Am I missing something?

Les Mikesell
  les@chinet.chi.il.us

chip@tct.uucp (Chip Salzenberg) (07/10/90)

According to les@chinet.chi.il.us (Leslie Mikesell):
>Looking at the code for a mailer that uses lockfiles (/usr/mail/logname.lock)
>to obtain exclusive access to the mail file I've become convinced that
>there is *no* robust way to detect and delete lockfiles that have been
>accidentally left in place.

That's about the size of it.  If you want robustness, kernel locking
is the only way to go.
-- 
Chip Salzenberg at ComDev/TCT     <chip@tct.uucp>, <uunet!ateng!tct!chip>

peter@ficc.ferranti.com (Peter da Silva) (07/11/90)

In practice, storing a PID in the file and doing a kill() on it may give
false positives, but they're usually harmless. It will never give a false
negative (well, except over a network... in which case kernel locking is
likely a lost cause as well).

The problem with kernel locking is all the incompatible "standards".
-- 
Peter da Silva.   `-_-'
+1 713 274 5180.
<peter@ficc.ferranti.com>

les@chinet.chi.il.us (Leslie Mikesell) (07/12/90)

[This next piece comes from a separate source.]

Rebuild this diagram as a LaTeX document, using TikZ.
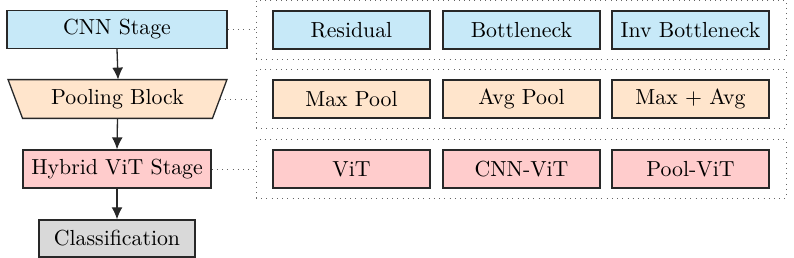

In article <CEL4GPE@xds13.ferranti.com> peter@ficc.ferranti.com (Peter da Silva) writes:
>In practice, storing a PID in the file and doing a kill() on it may give
>false positives, but they're usually harmless. It will never give a false
>negative (well, except over a network... in which case kernel locking is
>likely a lost cause as well).

The non-harmless case of a false positive is where 2 or more processes
test an existing lockfile as the owning process exits.  Both decide
that the lock is stale, one creates its own lock, then the other process
completes its unlink() which now affects a valid file.

>The problem with kernel locking is all the incompatible "standards".

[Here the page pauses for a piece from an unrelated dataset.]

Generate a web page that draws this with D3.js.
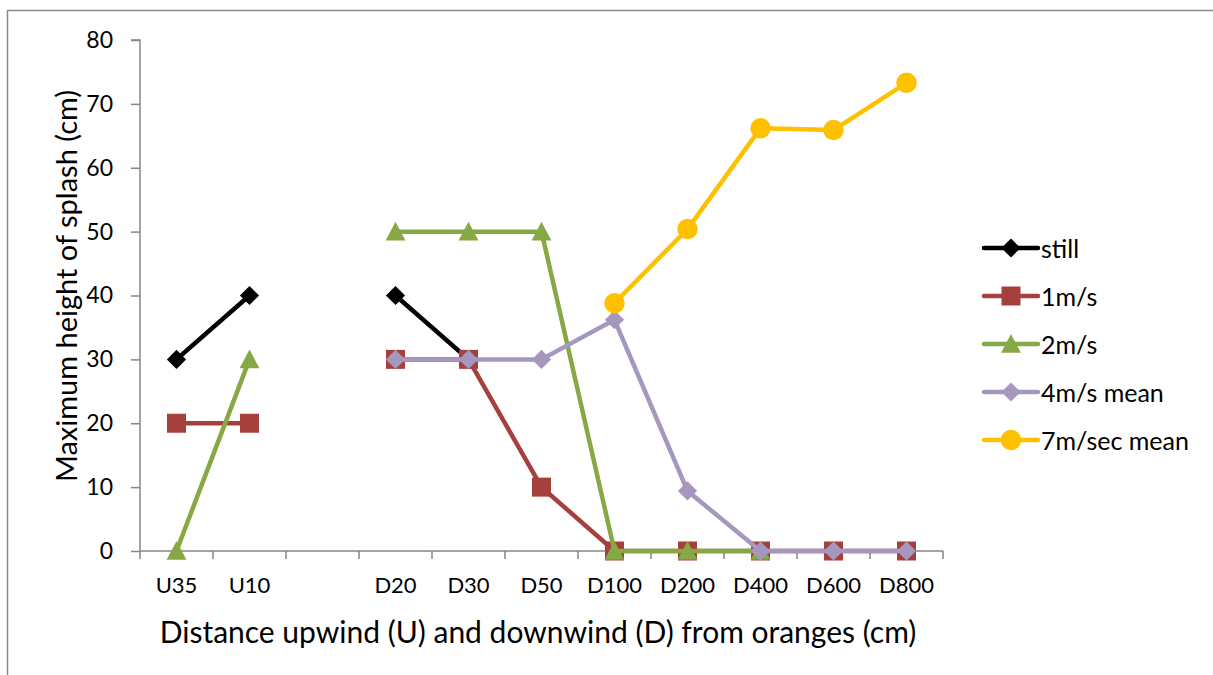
<!DOCTYPE html>
<html><head><meta charset="utf-8">
<script src="https://cdnjs.cloudflare.com/ajax/libs/d3/7.8.5/d3.min.js"></script>
<style>html,body{margin:0;padding:0;background:#fff;}svg{display:block;}</style>
</head><body>
<script>
const categories = ["U35","U10","","D20","D30","D50","D100","D200","D400","D600","D800"];
const still   = [30,40,null,40,30,null,null,null,null,null,null];
const ms1     = [20,20,null,30,30,10,0,0,0,0,0];
const ms2     = [0,30,null,50,50,50,0,0,0,null,null];
const ms4     = [null,null,null,30,30,30,36.2,9.4,0,0,0];
const ms7     = [null,null,null,null,null,null,38.8,50.4,66.2,65.9,73.3];
const yTicks  = [0,10,20,30,40,50,60,70,80];
const seriesNames = ["still","1m/s","2m/s","4m/s mean","7m/sec mean"];
const seriesColors = ["#000000","#A5403D","#86A845","#A597BE","#FFC000"];
const seriesShapes = ["diamond","square","triangle","diamond","circle"];
const seriesData = [still, ms1, ms2, ms4, ms7];

const W=1213,H=675;
const svg=d3.select("body").append("svg").attr("width",W).attr("height",H);
svg.append("rect").attr("x",7.5).attr("y",10.5).attr("width",1220).attr("height",700)
  .attr("fill","none").attr("stroke","#888").attr("stroke-width",1.5);

const x0=140,x1=943,yTop=40,yBot=551;
const x=d3.scaleBand().domain(d3.range(categories.length)).range([x0,x1]);
const y=d3.scaleLinear().domain([0,80]).range([yBot,yTop]);
const font="Lato, 'Open Sans', sans-serif";
const axisCol="#868686";

// y axis
const ya=svg.append("g").attr("transform",`translate(${x0},0)`)
  .call(d3.axisLeft(y).tickValues(yTicks).tickSize(9).tickPadding(18));
ya.select(".domain").attr("stroke",axisCol).attr("stroke-width",1.5).attr("d",`M-9,${yTop}H0V${yBot}`);
ya.selectAll(".tick line").attr("stroke",axisCol).attr("stroke-width",1.5);
ya.selectAll(".tick text").attr("font-family",font).attr("font-size",23).attr("fill","#000");

// x axis
const xa=svg.append("g").attr("transform",`translate(0,${yBot})`)
  .call(d3.axisBottom(x).tickFormat(i=>categories[i]).tickSize(0).tickPadding(26));
xa.select(".domain").attr("stroke",axisCol).attr("stroke-width",1.5).attr("d",`M${x0},0H${x1}`);
xa.selectAll(".tick text").attr("font-family",font).attr("font-size",22).attr("fill","#000");
// boundary ticks
const bounds=d3.range(categories.length+1).map(i=>x0+i*x.step());
xa.selectAll(".bt").data(bounds).enter().append("line")
  .attr("x1",d=>d).attr("x2",d=>d).attr("y1",0).attr("y2",8)
  .attr("stroke",axisCol).attr("stroke-width",1.5);

// titles
svg.append("text").attr("transform",`translate(77,286) rotate(-90)`)
  .attr("text-anchor","middle").attr("font-family",font).attr("font-size",29).text("Maximum height of splash (cm)");
svg.append("text").attr("x",538).attr("y",643).attr("text-anchor","middle")
  .attr("font-family",font).attr("font-size",30).text("Distance upwind (U) and downwind (D) from oranges (cm)");

const cx=i=>x(i)+x.bandwidth()/2;
function marker(g,shape,color,px,py,s){
  if(shape==="circle") g.append("circle").attr("cx",px).attr("cy",py).attr("r",s*0.62).attr("fill",color);
  else if(shape==="square") g.append("rect").attr("x",px-s/2).attr("y",py-s/2).attr("width",s).attr("height",s).attr("fill",color);
  else if(shape==="diamond") g.append("path").attr("d",`M${px},${py-s*0.6}L${px+s*0.6},${py}L${px},${py+s*0.6}L${px-s*0.6},${py}Z`).attr("fill",color);
  else if(shape==="triangle") g.append("path").attr("d",`M${px},${py-s*0.62}L${px+s*0.62},${py+s*0.55}L${px-s*0.62},${py+s*0.55}Z`).attr("fill",color);
}
const line=d3.line().defined(d=>d.v!==null).x(d=>cx(d.i)).y(d=>y(d.v));
const sizes=[16,19,16,16,16.5];
seriesData.forEach((arr,k)=>{
  const g=svg.append("g");
  const pts=arr.map((v,i)=>({v,i}));
  g.append("path").attr("d",line(pts)).attr("fill","none").attr("stroke",seriesColors[k])
    .attr("stroke-width",4.5).attr("stroke-linejoin","round");
  pts.filter(d=>d.v!==null).forEach(d=>marker(g,seriesShapes[k],seriesColors[k],cx(d.i),y(d.v),sizes[k]));
});

// legend
const lg=svg.append("g");
seriesNames.forEach((n,k)=>{
  const ly=248+k*48;
  lg.append("line").attr("x1",984).attr("x2",1038).attr("y1",ly).attr("y2",ly)
    .attr("stroke",seriesColors[k]).attr("stroke-width",4.5).attr("stroke-linecap","round");
  marker(lg,seriesShapes[k],seriesColors[k],1011,ly,sizes[k]);
  lg.append("text").attr("x",1041).attr("y",ly+10).attr("font-family",font).attr("font-size",25).text(n);
});
</script>
</body></html>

Right - in the case of a mail delivery agent, it has to agree with
the readers that may delete or write back the spool file, and the
source to all such programs running on the machine may not be available.
I've added a test to prevent unlinking lockfiles less than a couple of
minutes old which should greatly reduce the possibility of trouble, but
it still makes me a little queasy...

Les Mikesell
  les@chinet.chi.il.us

chip@tct.uucp (Chip Salzenberg) (07/13/90)

According to peter@ficc.ferranti.com (Peter da Silva):
>In practice, storing a PID in the file and doing a kill() on it may give
>false positives, but they're usually harmless.

Quite.  However, the spurious removal problem continues -- how do I
know that a correct negative means that I can remove the file *now*?
In general, I can't.

>The problem with kernel locking is all the incompatible "standards".

It's almost universally available in *some* form.  The point is to use
any locking method that automatically notices when a process dies, so
the kernel has to get involved at some point.  If you have to use
#ifdefs, well, that's life.
-- 
Chip, the new t.b answer man      <chip@tct.uucp>, <uunet!ateng!tct!chip>